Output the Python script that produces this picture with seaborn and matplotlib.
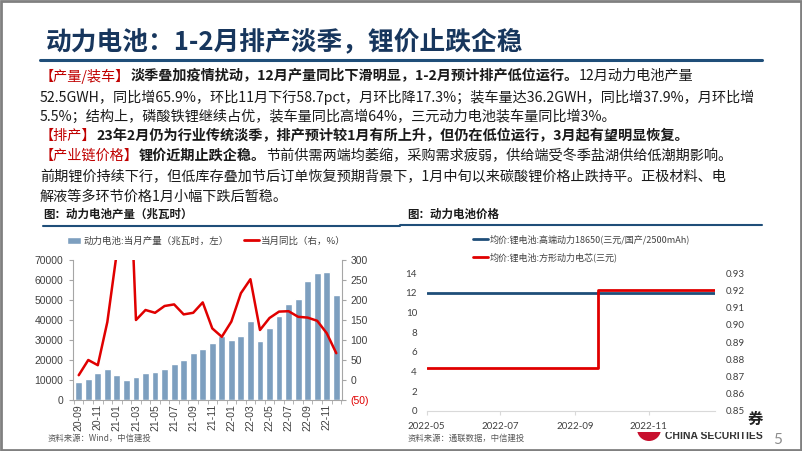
import numpy as np
import pandas as pd
import seaborn as sns
import matplotlib
matplotlib.use("Agg")
import matplotlib.pyplot as plt
import matplotlib.dates as mdates
from matplotlib.patches import Patch, Rectangle, Wedge
from matplotlib.lines import Line2D

# ---- data ----
months = ["20-09", "20-10", "20-11", "20-12", "21-01", "21-02", "21-03", "21-04",
          "21-05", "21-06", "21-07", "21-08", "21-09", "21-10", "21-11", "21-12",
          "22-01", "22-02", "22-03", "22-04", "22-05", "22-06", "22-07", "22-08",
          "22-09", "22-10", "22-11", "22-12"]
prod = [9000, 10300, 13300, 15500, 12500, 10000, 11700, 13300, 14200, 15500,
        17800, 20000, 23700, 25500, 28700, 32000, 30000, 32000, 39700, 29500,
        36200, 42000, 47800, 50500, 59700, 63300, 64000, 52500]
yoy = [12, 50, 37, 145, 320, 750, 150, 175, 168, 185, 189, 164, 168, 194,
       129, 108, 146, 217, 252, 125, 155, 171, 172, 158, 156, 148, 117, 67]

blue_dates = ["2022-05-01", "2022-12-26"]
blue_vals = [12, 12]
red_dates = ["2022-05-01", "2022-09-20", "2022-12-26"]
red_vals = [0.875, 0.92, 0.92]

prod_label = "动力电池:当月产量（兆瓦时，左）"
yoy_label = "当月同比（右，%）"
blue_label = "均价:锂电池:高端动力18650(三元/国产/2500mAh)"
red_label = "均价:锂电池:方形动力电芯(三元)"

BAR = "#7d9fbf"
RED = "#e00000"
NAVY = "#1f4e79"
TITLE = "#17365d"
RED_T = "#c00000"
BLK = "#1a1a1a"
GRAY = "#404040"

sns.set_style("white")
CJK = ['Noto Sans CJK SC', 'DejaVu Sans']
plt.rcParams['font.family'] = CJK
plt.rcParams['axes.unicode_minus'] = False

W, H = 802, 451
fig = plt.figure(figsize=(W / 100, H / 100), dpi=100)
bg = fig.add_axes([0, 0, 1, 1])
bg.set_xlim(0, W)
bg.set_ylim(H, 0)
bg.axis("off")
renderer = fig.canvas.get_renderer()


def runs(x, y, parts, size=10.2):
    for txt, color, weight in parts:
        t = bg.text(x, y, txt, fontsize=size, color=color, fontweight=weight,
                    va="center", ha="left")
        x += t.get_window_extent(renderer).width


# frame + title
bg.add_patch(Rectangle((1, 1), W - 2, H - 2, fill=False, edgecolor="#808080", lw=2))
bg.text(46, 42, "动力电池：1-2月排产淡季，锂价止跌企稳", fontsize=18.5,
        fontweight="bold", color=TITLE, va="center")
bg.plot([40, 762], [60, 60], color=NAVY, lw=2.2)

runs(40, 76, [("【产量/装车】", RED_T, "normal"),
              ("淡季叠加疫情扰动，12月产量同比下滑明显，1-2月预计排产低位运行。", BLK, "bold"),
              ("12月动力电池产量", BLK, "normal")])
runs(40, 97, [("52.5GWH，同比增65.9%，环比11月下行58.7pct，月环比降17.3%；装车量达36.2GWH，同比增37.9%，月环比增", BLK, "normal")])
runs(40, 117, [("5.5%；结构上，磷酸铁锂继续占优，装车量同比高增64%，三元动力电池装车量同比增3%。", BLK, "normal")])
runs(40, 136, [("【排产】", RED_T, "normal"),
               ("23年2月仍为行业传统淡季，排产预计较1月有所上升，但仍在低位运行，3月起有望明显恢复。", BLK, "bold")])
runs(40, 156, [("【产业链价格】", RED_T, "normal"),
               ("锂价近期止跌企稳。", BLK, "bold"),
               ("节前供需两端均萎缩，采购需求疲弱，供给端受冬季盐湖供给低潮期影响。", BLK, "normal")])
runs(40, 177, [("前期锂价持续下行，但低库存叠加节后订单恢复预期背景下，1月中旬以来碳酸锂价格止跌持平。正极材料、电", BLK, "normal")])
runs(40, 197, [("解液等多环节价格1月小幅下跌后暂稳。", BLK, "normal")])

# chart titles
bg.text(43, 214, "图：动力电池产量（兆瓦时）", fontsize=8.3, fontweight="bold", color=BLK, va="center")
bg.plot([43, 400], [226, 226], color=NAVY, lw=1.5)
bg.text(407, 214, "图：动力电池价格", fontsize=8.3, fontweight="bold", color=BLK, va="center")
bg.plot([400, 762], [225, 225], color=NAVY, lw=1.5)

# footer
bg.text(48, 438, "资料来源：Wind，中信建投", fontsize=6, color="#595959", style="italic", va="center")
bg.text(408, 438, "资料来源：通联数据，中信建投", fontsize=6, color="#595959", style="italic", va="center")
bg.add_patch(Wedge((649, 429), 12, 0, 180, facecolor="#c8102e", edgecolor="none"))
bg.text(665, 436, "CHINA SECURITIES", fontsize=7.5, fontweight="bold", color="#333333",
        family="Liberation Sans", va="center")
bg.add_patch(Rectangle((630, 418), 140, 13.5, facecolor="white", edgecolor="none", zorder=5))
bg.text(755, 419, "券", fontsize=11, fontweight="bold", color="#222222", va="center", ha="center", zorder=6)
bg.text(778, 440, "5", fontsize=11, color="#8c8c8c", family="Lato", va="center", ha="center")

# ---- left chart ----
df = pd.DataFrame({"month": months, "prod": prod, "yoy": yoy})
ax1 = fig.add_axes([73 / W, 1 - 400 / H, 269 / W, 140 / H])
ax1.patch.set_alpha(0)
sns.barplot(data=df, x="month", y="prod", color=BAR, saturation=1, width=0.72, ax=ax1)
ax1.set_xlim(-0.6, 27.6)
ax1.set_ylim(0, 70000)
ax1.set_yticks(range(0, 70001, 10000))
ax1.set_xticks(range(0, 28, 2))
ax1.set_xticklabels(months[::2], rotation=90)
ax1.set_xticks(np.arange(-0.5, 28, 1), minor=True)
ax1.tick_params(axis="x", which="major", length=0, pad=3, labelsize=7.5, colors=GRAY)
ax1.tick_params(axis="x", which="minor", length=3, color="#a6a6a6", bottom=True)
ax1.tick_params(axis="y", length=3, color="#a6a6a6", pad=4, labelsize=7.5, labelcolor=GRAY, left=True)
ax1.set_xlabel("")
ax1.set_ylabel("")
for s in ["top", "right"]:
    ax1.spines[s].set_visible(False)
for s in ["left", "bottom"]:
    ax1.spines[s].set_color("#a6a6a6")
    ax1.spines[s].set_linewidth(0.8)
plt.setp(ax1.get_xticklabels() + ax1.get_yticklabels(), family="Liberation Sans")

ax2 = ax1.twinx()
sns.lineplot(x=np.arange(len(yoy)), y=yoy, ax=ax2, color=RED, lw=1.8)
ax2.set_ylim(-50, 300)
ax2.set_yticks(range(-50, 301, 50))
ax2.set_yticklabels(["(50)"] + [str(v) for v in range(0, 301, 50)])
ax2.tick_params(axis="y", length=3, color="#a6a6a6", pad=3, labelsize=7.5, labelcolor=GRAY, right=True)
ax2.get_yticklabels()[0].set_color(RED)
ax2.set_ylabel("")
for s in ["top", "left", "bottom"]:
    ax2.spines[s].set_visible(False)
ax2.spines["right"].set_color("#a6a6a6")
ax2.spines["right"].set_linewidth(0.8)
plt.setp(ax2.get_yticklabels(), family="Liberation Sans")

fig.legend([Patch(facecolor=BAR), Line2D([], [], color=RED, lw=2)], [prod_label, yoy_label],
           loc="center left", bbox_to_anchor=(67 / W, 1 - 241 / H), ncol=2, frameon=False,
           fontsize=6.8, handlelength=1.5, handleheight=0.8, handletextpad=0.3,
           columnspacing=1.6, borderaxespad=0, borderpad=0, labelcolor=GRAY)

# ---- right chart ----
ax3 = fig.add_axes([426.7 / W, 1 - 410.7 / H, 288.3 / W, 137.4 / H])
ax3.patch.set_alpha(0)
sns.lineplot(x=pd.to_datetime(blue_dates), y=blue_vals, ax=ax3, color=NAVY, lw=2)
ax3.set_ylim(0, 14)
ax3.set_yticks(range(0, 15, 2))
ax3.set_xlim(pd.Timestamp("2022-05-01"), pd.Timestamp("2022-12-26"))
ax3.xaxis.set_major_locator(mdates.MonthLocator(bymonth=[5, 7, 9, 11]))
ax3.xaxis.set_major_formatter(mdates.DateFormatter("%Y-%m"))
ax3.tick_params(axis="x", length=3, color="#d9d9d9", pad=5, labelsize=7, labelcolor=GRAY, bottom=True)
ax3.tick_params(axis="y", length=0, pad=7, labelsize=7, labelcolor=GRAY)
ax3.set_xlabel("")
ax3.set_ylabel("")
for s in ["top", "right", "left"]:
    ax3.spines[s].set_visible(False)
ax3.spines["bottom"].set_color("#d9d9d9")
plt.setp(ax3.get_xticklabels() + ax3.get_yticklabels(), family="Lato")

ax4 = ax3.twinx()
sns.lineplot(x=pd.to_datetime(red_dates), y=red_vals, ax=ax4, color=RED, lw=2, drawstyle="steps-post")
ax4.set_ylim(0.85, 0.93)
ax4.set_yticks(np.arange(0.85, 0.9301, 0.01))
ax4.yaxis.set_major_formatter(matplotlib.ticker.FormatStrFormatter("%.2f"))
ax4.tick_params(axis="y", length=0, pad=8, labelsize=7, labelcolor=GRAY)
ax4.set_ylabel("")
for s in ax4.spines.values():
    s.set_visible(False)
plt.setp(ax4.get_yticklabels(), family="Lato")

fig.legend([Line2D([], [], color=NAVY, lw=2), Line2D([], [], color=RED, lw=2)], [blue_label, red_label],
           loc="upper left", bbox_to_anchor=(473 / W, 1 - 234 / H), frameon=False, fontsize=6.5,
           handlelength=1.7, handletextpad=0.2, labelspacing=0.9, borderaxespad=0, borderpad=0,
           labelcolor=GRAY)

fig.savefig("out.png", dpi=100)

- _What to do_:
Leave out the pictures. Transcribe only the lines above, from the first through the one that contains "red_vals = [0.875, 0.92, 0.92]".

- _Result_:
Output the Python script that produces this picture with seaborn and matplotlib.
import numpy as np
import pandas as pd
import seaborn as sns
import matplotlib
matplotlib.use("Agg")
import matplotlib.pyplot as plt
import matplotlib.dates as mdates
from matplotlib.patches import Patch, Rectangle, Wedge
from matplotlib.lines import Line2D

# ---- data ----
months = ["20-09", "20-10", "20-11", "20-12", "21-01", "21-02", "21-03", "21-04",
          "21-05", "21-06", "21-07", "21-08", "21-09", "21-10", "21-11", "21-12",
          "22-01", "22-02", "22-03", "22-04", "22-05", "22-06", "22-07", "22-08",
          "22-09", "22-10", "22-11", "22-12"]
prod = [9000, 10300, 13300, 15500, 12500, 10000, 11700, 13300, 14200, 15500,
        17800, 20000, 23700, 25500, 28700, 32000, 30000, 32000, 39700, 29500,
        36200, 42000, 47800, 50500, 59700, 63300, 64000, 52500]
yoy = [12, 50, 37, 145, 320, 750, 150, 175, 168, 185, 189, 164, 168, 194,
       129, 108, 146, 217, 252, 125, 155, 171, 172, 158, 156, 148, 117, 67]

blue_dates = ["2022-05-01", "2022-12-26"]
blue_vals = [12, 12]
red_dates = ["2022-05-01", "2022-09-20", "2022-12-26"]
red_vals = [0.875, 0.92, 0.92]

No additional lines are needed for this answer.